Wegen dieser grossen Bedeutung wäre es denkbar, dass Israel insbesondere die Erdölinfrastruktur des Iran angreift. Weil das Land über keine ausgeprägten Luftverteidigungssysteme verfügt, wäre es dem Beschuss ziemlich hilflos ausgeliefert. Ein mögliches Ziel: die Insel Charg, etwa 30 Kilometer vor der iranischen Küste im Persischen Golf gelegen, wo Iran seine wichtigsten Export-Terminals unterhält.
Iran würde ein solcher Schlag gegen die heimische Ölindustrie hart treffen, sagt Mahdi Ghodsi, ein iranisch-österreichischer Ökonom, der an der Wirtschaftsuniversität Wien lehrt: «Der Handel mit Erdöl war in den letzten Jahren für beinahe das gesamte Wirtschaftswachstum des Landes verantwortlich.»
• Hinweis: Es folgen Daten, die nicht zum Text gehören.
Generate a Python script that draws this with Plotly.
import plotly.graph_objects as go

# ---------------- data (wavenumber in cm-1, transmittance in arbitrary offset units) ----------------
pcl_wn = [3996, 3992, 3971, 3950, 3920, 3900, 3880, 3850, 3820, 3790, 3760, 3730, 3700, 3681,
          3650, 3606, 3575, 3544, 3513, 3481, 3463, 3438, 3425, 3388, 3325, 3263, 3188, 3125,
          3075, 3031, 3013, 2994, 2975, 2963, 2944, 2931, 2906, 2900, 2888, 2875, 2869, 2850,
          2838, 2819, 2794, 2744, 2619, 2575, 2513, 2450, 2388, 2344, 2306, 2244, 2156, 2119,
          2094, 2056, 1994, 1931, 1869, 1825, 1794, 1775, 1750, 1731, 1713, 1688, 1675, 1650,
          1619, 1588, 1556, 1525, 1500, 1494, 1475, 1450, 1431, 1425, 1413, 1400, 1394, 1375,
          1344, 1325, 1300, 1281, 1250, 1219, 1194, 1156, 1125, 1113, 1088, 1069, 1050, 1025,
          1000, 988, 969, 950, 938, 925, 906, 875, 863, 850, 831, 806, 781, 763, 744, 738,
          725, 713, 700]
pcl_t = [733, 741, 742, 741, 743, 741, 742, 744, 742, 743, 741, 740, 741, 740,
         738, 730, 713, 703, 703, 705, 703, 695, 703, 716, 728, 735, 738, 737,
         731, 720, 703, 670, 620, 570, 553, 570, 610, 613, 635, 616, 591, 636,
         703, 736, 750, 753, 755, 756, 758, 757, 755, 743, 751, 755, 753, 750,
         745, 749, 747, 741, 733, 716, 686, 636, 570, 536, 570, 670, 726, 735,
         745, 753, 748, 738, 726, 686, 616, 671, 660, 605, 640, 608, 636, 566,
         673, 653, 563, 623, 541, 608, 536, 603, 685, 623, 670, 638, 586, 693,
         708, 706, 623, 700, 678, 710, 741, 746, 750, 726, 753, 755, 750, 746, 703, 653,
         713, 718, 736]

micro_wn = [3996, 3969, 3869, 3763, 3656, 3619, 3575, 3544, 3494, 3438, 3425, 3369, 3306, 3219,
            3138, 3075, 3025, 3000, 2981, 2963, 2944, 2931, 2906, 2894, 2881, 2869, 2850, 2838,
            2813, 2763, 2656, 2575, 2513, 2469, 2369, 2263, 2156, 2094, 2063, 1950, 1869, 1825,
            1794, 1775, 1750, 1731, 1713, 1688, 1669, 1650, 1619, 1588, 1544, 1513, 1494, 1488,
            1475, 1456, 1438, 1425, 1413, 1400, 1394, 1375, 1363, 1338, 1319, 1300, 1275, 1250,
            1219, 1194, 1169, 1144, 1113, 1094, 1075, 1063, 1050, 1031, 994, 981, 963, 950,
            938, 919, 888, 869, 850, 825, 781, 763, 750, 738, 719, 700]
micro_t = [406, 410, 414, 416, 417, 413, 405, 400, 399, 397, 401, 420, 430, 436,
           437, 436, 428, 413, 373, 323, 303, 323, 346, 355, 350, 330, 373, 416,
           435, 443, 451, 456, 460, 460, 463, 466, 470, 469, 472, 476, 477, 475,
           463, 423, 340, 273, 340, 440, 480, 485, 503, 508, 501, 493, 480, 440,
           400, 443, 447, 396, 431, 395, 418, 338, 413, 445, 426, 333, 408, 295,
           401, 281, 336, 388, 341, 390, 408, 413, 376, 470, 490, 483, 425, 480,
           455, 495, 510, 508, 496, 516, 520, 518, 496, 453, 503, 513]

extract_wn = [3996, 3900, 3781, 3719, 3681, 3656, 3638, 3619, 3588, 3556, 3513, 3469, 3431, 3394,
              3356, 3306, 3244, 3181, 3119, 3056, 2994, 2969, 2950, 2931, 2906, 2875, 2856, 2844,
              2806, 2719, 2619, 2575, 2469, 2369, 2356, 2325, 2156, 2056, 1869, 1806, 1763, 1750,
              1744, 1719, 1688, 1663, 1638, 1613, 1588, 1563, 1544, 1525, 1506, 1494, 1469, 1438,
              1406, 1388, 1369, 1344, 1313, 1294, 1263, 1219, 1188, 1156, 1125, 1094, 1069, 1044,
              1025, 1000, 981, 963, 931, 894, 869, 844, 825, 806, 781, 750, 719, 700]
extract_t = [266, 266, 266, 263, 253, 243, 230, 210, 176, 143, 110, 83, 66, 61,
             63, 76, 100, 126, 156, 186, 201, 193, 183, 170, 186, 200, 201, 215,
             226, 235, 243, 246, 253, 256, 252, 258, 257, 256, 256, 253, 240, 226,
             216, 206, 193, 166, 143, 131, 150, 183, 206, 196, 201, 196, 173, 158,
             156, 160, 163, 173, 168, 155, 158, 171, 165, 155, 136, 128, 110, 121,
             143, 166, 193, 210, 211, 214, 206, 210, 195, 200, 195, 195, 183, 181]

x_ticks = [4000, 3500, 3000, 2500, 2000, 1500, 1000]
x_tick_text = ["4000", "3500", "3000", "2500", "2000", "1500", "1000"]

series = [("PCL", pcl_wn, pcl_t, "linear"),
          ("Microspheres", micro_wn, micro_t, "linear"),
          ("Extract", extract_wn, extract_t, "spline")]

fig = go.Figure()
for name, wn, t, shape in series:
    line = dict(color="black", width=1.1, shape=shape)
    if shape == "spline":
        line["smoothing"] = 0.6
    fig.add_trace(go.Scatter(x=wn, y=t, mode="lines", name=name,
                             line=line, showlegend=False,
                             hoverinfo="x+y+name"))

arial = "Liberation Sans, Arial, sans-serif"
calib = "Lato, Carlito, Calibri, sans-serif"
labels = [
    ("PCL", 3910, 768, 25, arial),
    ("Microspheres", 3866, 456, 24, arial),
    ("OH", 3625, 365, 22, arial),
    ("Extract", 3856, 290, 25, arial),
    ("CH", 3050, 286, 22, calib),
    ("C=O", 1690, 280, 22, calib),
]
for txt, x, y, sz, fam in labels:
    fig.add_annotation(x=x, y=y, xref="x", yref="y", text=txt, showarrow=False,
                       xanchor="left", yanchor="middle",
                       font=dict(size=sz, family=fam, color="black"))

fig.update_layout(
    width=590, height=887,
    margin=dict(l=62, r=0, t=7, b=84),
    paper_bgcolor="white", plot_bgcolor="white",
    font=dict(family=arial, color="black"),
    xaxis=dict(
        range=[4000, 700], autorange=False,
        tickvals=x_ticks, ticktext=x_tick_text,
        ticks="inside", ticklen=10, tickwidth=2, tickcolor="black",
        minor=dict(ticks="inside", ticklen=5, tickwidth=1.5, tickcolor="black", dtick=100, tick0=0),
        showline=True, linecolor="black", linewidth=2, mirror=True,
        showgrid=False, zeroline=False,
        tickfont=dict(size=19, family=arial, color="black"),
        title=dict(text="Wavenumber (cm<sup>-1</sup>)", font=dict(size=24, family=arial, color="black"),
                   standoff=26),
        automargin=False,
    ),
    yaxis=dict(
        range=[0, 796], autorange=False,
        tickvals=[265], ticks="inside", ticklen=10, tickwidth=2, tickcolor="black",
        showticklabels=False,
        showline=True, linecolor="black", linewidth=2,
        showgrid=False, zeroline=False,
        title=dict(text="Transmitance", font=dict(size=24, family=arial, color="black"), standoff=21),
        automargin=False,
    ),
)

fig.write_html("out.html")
Oft habe Iran sein Erdöl für Lebensmittel oder andere Rohstoffe eingetauscht, um so die Sanktionen leichter zu umgehen, sagt Ghodsi. Wenn Israel nun Irans Ölproduktion angreift, könnte das iranische Regime in Schwierigkeiten geraten, überhaupt noch Finanzmittel für seine Importe zu finden.
Aufgrund der relativ geringen Exportmenge Irans wären die Folgen eines solchen Szenarios für die weltweite Versorgung aber zu verkraften – auch wenn der Preis sicherlich reagieren würde.
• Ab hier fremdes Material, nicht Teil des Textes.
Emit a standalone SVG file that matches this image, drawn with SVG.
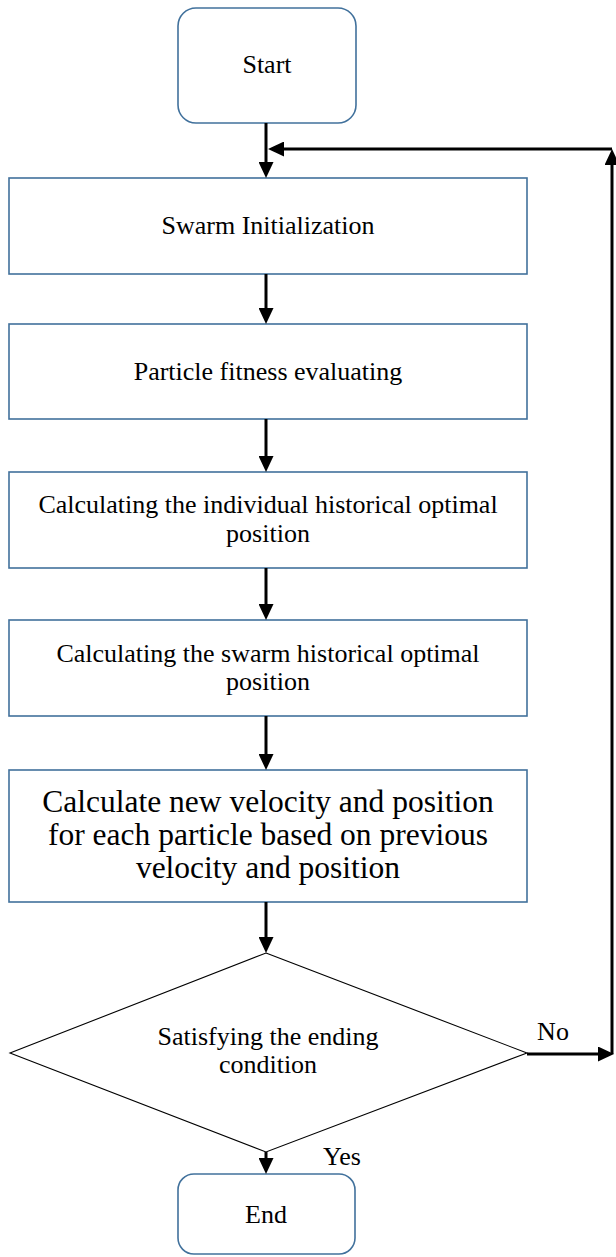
<svg xmlns="http://www.w3.org/2000/svg" width="616" height="1257" viewBox="0 0 616 1257">
<style>
.box{fill:#fff;stroke:#41719c;stroke-width:1.6}
.dec{fill:#fff;stroke:#000;stroke-width:1.1}
.t{font-family:"Liberation Serif","Times New Roman",serif;font-size:26px;fill:#000;text-anchor:middle}
.tb{font-family:"Liberation Serif","Times New Roman",serif;font-size:31.5px;fill:#000;text-anchor:middle}
.c{fill:none;stroke:#000;stroke-width:3;marker-end:url(#ah)}
</style>
<defs>
<marker id="ah" markerUnits="userSpaceOnUse" markerWidth="16" markerHeight="15" refX="10" refY="7.5" orient="auto">
<path d="M0,0 L16,7.5 L0,15 z" fill="#000"/>
</marker>
</defs>
<g id="start">
<rect class="box" x="178" y="8" width="178" height="115" rx="18"/>
<text class="t" x="267" y="73">Start</text>
</g>
<g id="init">
<rect class="box" x="9" y="178" width="518" height="96"/>
<text class="t" x="268" y="234">Swarm Initialization</text>
</g>
<g id="fitness">
<rect class="box" x="9" y="324" width="518" height="95"/>
<text class="t" x="268" y="380">Particle fitness evaluating</text>
</g>
<g id="pbest">
<rect class="box" x="9" y="472" width="518" height="96"/>
<text class="t" x="268" y="513">Calculating the individual historical optimal</text>
<text class="t" x="268" y="542">position</text>
</g>
<g id="gbest">
<rect class="box" x="9" y="620" width="518" height="96"/>
<text class="t" x="268" y="662">Calculating the swarm historical optimal</text>
<text class="t" x="268" y="690">position</text>
</g>
<g id="update">
<rect class="box" x="9" y="770" width="518" height="132"/>
<text class="tb" x="268" y="812">Calculate new velocity and position</text>
<text class="tb" x="268" y="845">for each particle based on previous</text>
<text class="tb" x="268" y="878">velocity and position</text>
</g>
<g id="decision">
<polygon class="dec" points="266,953 527,1053 266,1152 10,1053"/>
<text class="t" x="268" y="1045">Satisfying the ending</text>
<text class="t" x="268" y="1073">condition</text>
</g>
<g id="end">
<rect class="box" x="178" y="1174" width="177" height="80" rx="16"/>
<text class="t" x="266" y="1223">End</text>
</g>
<g id="connectors">
<path class="c" d="M266,123 V172"/>
<path class="c" d="M266,274 V318"/>
<path class="c" d="M266,419 V466"/>
<path class="c" d="M266,568 V614"/>
<path class="c" d="M266,716 V764"/>
<path class="c" d="M266,902 V947"/>
<path class="c" d="M266,1152 V1168"/>
<path class="c" d="M527,1054 H608"/>
<path class="c" d="M612,1054 V155"/>
<path class="c" d="M612,149 H274"/>
<text class="t" x="553" y="1040">No</text>
<text class="t" x="342" y="1165">Yes</text>
</g>
</svg>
Szenario 2: Die Strasse von Hormuz wird blockiert
Bedroht wird die Versorgung, wenn Iran zu noch schwerwiegenderen Kriegshandlungen schreitet und die Durchfahrt durch die Strasse von Hormuz blockiert. Zum Beispiel, um Druck auf die USA auszuüben. Das hätte für die Weltwirtschaft gravierende Konsequenzen und dürfte den Erdölpreis etwa nach Einschätzung der UBS auf über 100 Dollar je Fass treiben.
Die Strasse von Hormuz ist die Meerenge, an welcher der Persische Golf in den Golf von Oman mündet. Sie ist das Nadelöhr des globalen Ölhandels. Über ein Fünftel des weltweit verbrauchten Öls wird auf dieser Route exportiert – von Produzenten wie Saudiarabien, Kuwait, Irak und den Vereinigten Arabischen Emiraten. Qatar verschifft verflüssigtes Erdgas (LNG) auf diesem Weg.
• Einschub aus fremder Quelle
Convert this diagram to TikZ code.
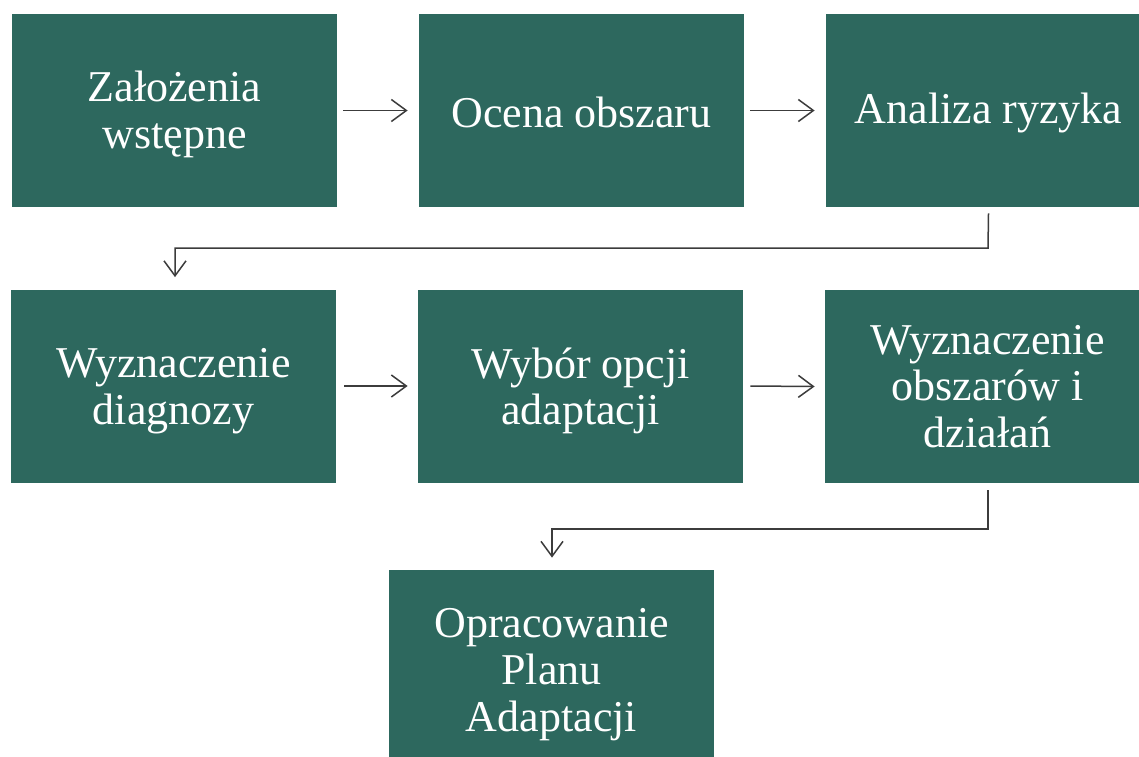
\documentclass[tikz,border=0pt]{standalone}
\usepackage{fontspec}
\setmainfont{Liberation Serif}
\usetikzlibrary{arrows.meta}
\definecolor{boxgreen}{RGB}{45,104,94}
\definecolor{linegray}{RGB}{60,60,60}
\begin{document}
\begin{tikzpicture}[x=0.5pt,y=-0.5pt,
  stepbox/.style={rectangle, fill=boxgreen, draw=none, minimum width=162.5pt,
    minimum height=96.5pt, inner sep=0pt},
  steptext/.style={inner sep=0pt, text=white, align=center,
    font=\fontsize{22}{23.3}\selectfont},
  conn/.style={draw=linegray, line width=0.75pt,
    -{Straight Barb[length=7.5pt,width=11pt,line width=0.75pt]}}]
\clip (0,0) rectangle (1139,756);
\fill[white] (0,0) rectangle (1139,756);
\node[stepbox] (b1) at (174.5,110.5) {};
\node[stepbox] (b2) at (581.5,110.5) {};
\node[stepbox] (b3) at (988.5,110.5) {};
\node[stepbox] (b4) at (173.5,386) {};
\node[stepbox] (b5) at (580.5,386) {};
\node[stepbox] (b6) at (987.5,386.5) {};
\node[stepbox] (b7) at (551.5,666.5) {};
\node[steptext] (t1) at ([yshift=-2pt]b1.center) {Założenia\\wstępne};
\node[steptext] (t2) at ([yshift=-1pt]b2.center) {Ocena obszaru};
\node[steptext] (t3) at ([yshift=-1pt]b3.center) {Analiza ryzyka};
\node[steptext] (t4) at ([yshift=-2.5pt]b4.center) {Wyznaczenie\\diagnozy};
\node[steptext] (t5) at ([yshift=-2.5pt]b5.center) {Wybór opcji\\adaptacji};
\node[steptext] (t6) at ([yshift=0pt]b6.center) {Wyznaczenie\\obszarów i\\działań};
\node[steptext] (t7) at ([yshift=-4pt]b7.center) {Opracowanie\\Planu\\Adaptacji};
\draw[conn] ([xshift=3pt]b1.east) -- ([xshift=-5.5pt]b2.west);
\draw[conn] ([xshift=3pt]b2.east) -- ([xshift=-5.5pt]b3.west);
\draw[conn] ([xshift=4pt]b4.east) -- ([xshift=-5pt]b5.west);
\draw[conn] ([xshift=3.5pt]b5.east) -- ([xshift=-5pt]b6.west);
\coordinate (c1) at (988,248);
\coordinate (c2) at (175,248);
\draw[conn] ([yshift=-3pt]b3.south) -- (c1) -- (c2) -- ([yshift=6pt]b4.north -| c2);
\coordinate (c3) at (988,529);
\coordinate (c4) at (552,529);
\draw[conn] ([yshift=-3.5pt]b6.south -| c3) -- (c3) -- (c4) -- ([yshift=6pt]b7.north -| c4);
\end{tikzpicture}
\end{document}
An der engsten Stelle liegen zwischen den Küsten Irans und Omans weniger als 50 Kilometer, die von den Öltankern genutzten Fahrrinnen sind sogar nur 3 Kilometer breit. Iran könnte Handelsschiffe beschiessen, ähnlich wie es das im Ersten Golfkrieg in den 1980er-Jahren tat. In einem Extremfall könnte Teheran sogar versuchen, die Strasse von Hormuz mit Seeminen komplett zu schliessen.
Die meisten Experten halten es trotz der jüngsten Raketenattacke für unwahrscheinlich, dass Iran die Strasse von Hormuz demnächst blockieren wird. Das Land hat in der Vergangenheit immer wieder mit diesem Schritt gedroht, ihn aber nie getan.
Denn Iran müsste mit schweren Gegenmassnahmen rechnen, nicht nur durch die israelische Regierung. Zahlreiche Akteure haben ein grosses Interessen daran, dass der Handel durch die Meerenge offen bleibt. Auch die USA unterhalten militärische Stützpunkte in der Gegend, um den Schiffsverkehr sicherzustellen.
Doch Ökonom Ghodsi schliesst das Szenario nicht aus: «Ist das iranische Regime einmal in die Ecke gedrängt, ist ihm alles zuzutrauen.»
Szenario 3: Das Ölgeschäft wird vorerst verschont
Der iranische Angriff auf Israel am Dienstag war massiv, historisch betrachtet aber nicht einzigartig. Schon im April dieses Jahres wurden Raketen von Iran nach Israel abgefeuert, die grosse Eskalation blieb jedoch aus. Israel wählte eine massvolle Reaktion, um keine Spirale auszulösen. Der Ölpreis stieg kurzzeitig bis auf rund 88 Dollar je Fass an, fiel aber rasch wieder zurück.
Eine Rolle spielt dabei auch, dass der Westen mit der Zeit unabhängiger von Erdöl aus dem Nahen Osten geworden ist. Vor 50 Jahren war das noch anders: Im Jahr 1973 verhängten arabische Produzenten ein Ölembargo gegen die USA, als Washington Israel im Jom-Kippur-Krieg unterstützte. Der Ölpreis verdoppelte sich. 1979 liess die Revolution in Iran, mit der die Mullahs an die Macht kamen, den Preis explodieren – denn nach dem Umsturz brach die iranische Förderung ein.
Einen offenen Krieg mit Iran dürfte Israel genau abwägen. Die politischen wie auch die finanziellen Kosten wären hoch: Standard & Poor’s senkte am Dienstag die Note für Israels Kreditwürdigkeit um eine Stufe, ähnlich wie vor wenigen Tagen die Konkurrentin Moody’s. Fitch hatte Israels Bonität bereits Mitte August zurückgestuft. Die Benotung israelischer Staatsanleihen liegt jedoch noch innerhalb der für Anleger wichtigen «investment grade»-Kategorie.
Für Mahdi Ghodsi hängt die weitere Entwicklung des Ölpreises nun von Israels Reaktion ab: «Wenn die Öl-Infrastruktur des Irans verschont bleibt, könnte sich das Marktumfeld beruhigen und der Ölpreis wieder sinken. Aber selbst dann besteht die Gefahr, dass Iran den Konflikt im nächsten Schritt noch weiter anheizt.»